Thursday, February 19, 2009

Book Review - The Sun Also Rises - Ernest Hemingway

In short, a story on the effects of war and its castrating abilities.

The Sun Also Rises at first appears to be a story based upon Robert Cohn, a shy and awkward ex-boxer, who is insecure, yet disciplined in his struggle to rise up and out of the shadows. Quickly we realize that Cohn is little more than a weak and tormented scapegoat for the narrator and the other expatriates of the novel to debase and mock, all in efforts to ignore their own self-loathing and disgruntled lives.

Cohn, a self-conscious writer lacking any true connection with others, whilst shouldering emasculating abuse from women as a constant, is a clear and vicious reminder of all of the traits that Jake Barnes, our narrator, despises about himself. Since the feminizing war, Jake is not unlike many other men who had returned from combat broken and lost, choosing to pay no mind to their servitude and how it had changed them. Theirs is a life impaired by an arrested development, devoid of any meaning, direction or significance. They stay numb with drink and forever search for the next form of entertainment to keep their minds occupied. Some trivial, like getting ‘tight’ at the bars, some poetic, like the destructive and metaphorical bull-fights.
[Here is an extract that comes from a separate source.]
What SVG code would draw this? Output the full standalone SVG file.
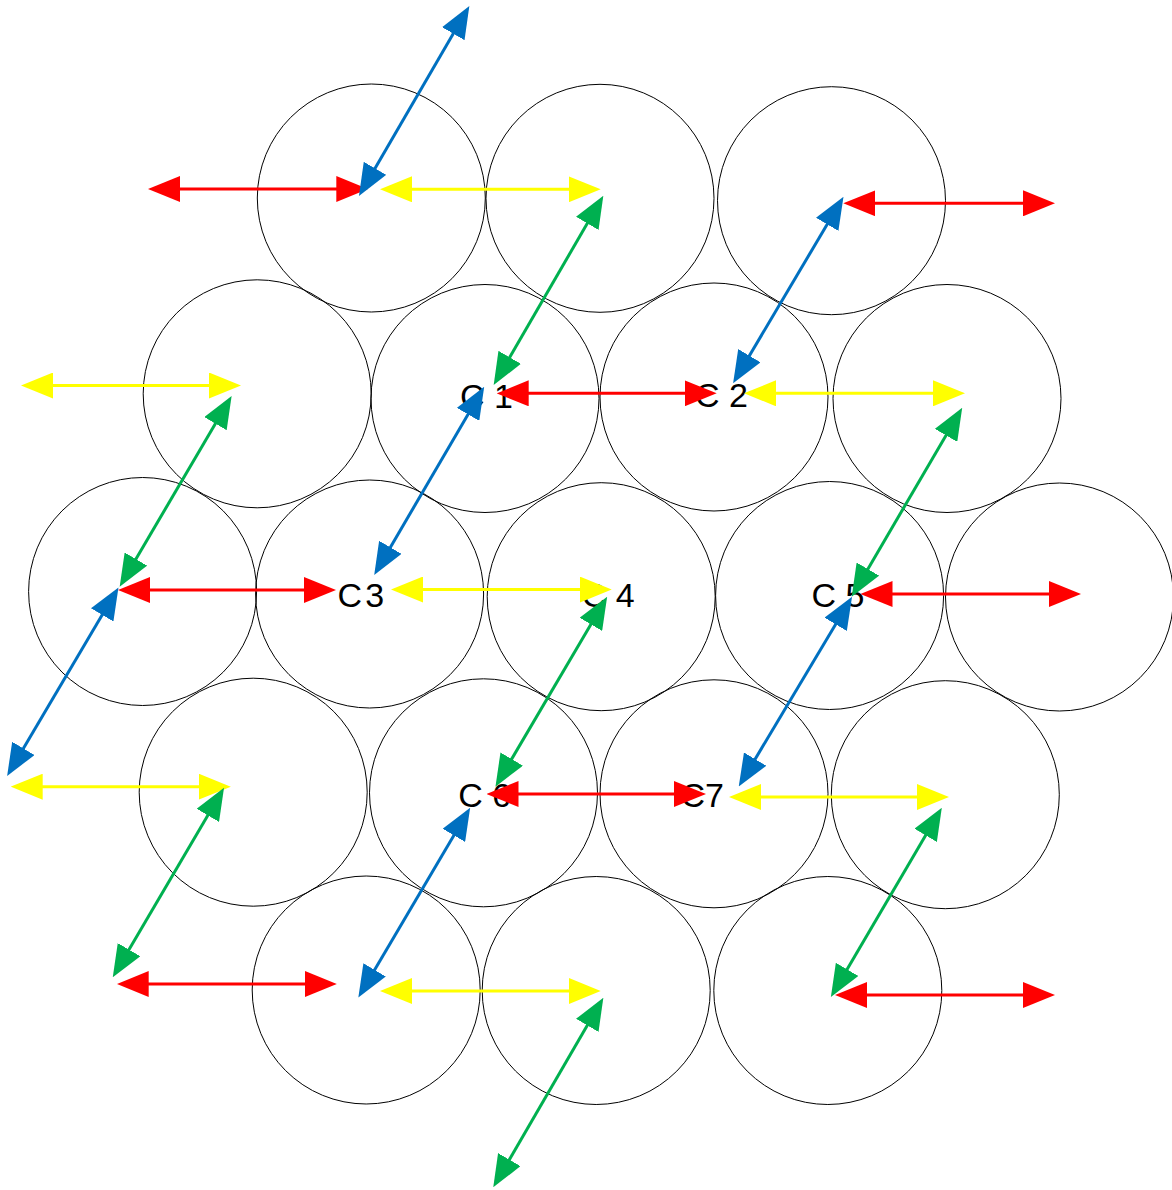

At the contrast of the weak men, we are presented with few women in The Sun Also Rises, all of which are strong, dominating and controlling, and, frankly, come off as bitchy whores. Lady Ashley, our femme fatale, is quite possibly the most tragic and damaged of all the flawed personalities we encounter. It is interesting to note that although she was not part of the war, she did lose her true love to it, leaving her part of the lost generation indirectly, as a consequence. Although you would be hard pressed to find any very likeable men or women in this cast of characters, I did finish the novel with an aftertaste of misogyny in my mouth, and I’m interested to see what the female roles of Hemingway’s other works amount to.

Hemingway’s clean and precise writing style, lacks in rhetoric or pretentiousness, yet this is not meant to imply that his work is simple or commonplace, as The Sun Also Rises is like a pungent onion, that you slowly peal-back layer by layer, always respectfully aware of its strength and savouring its dissolve.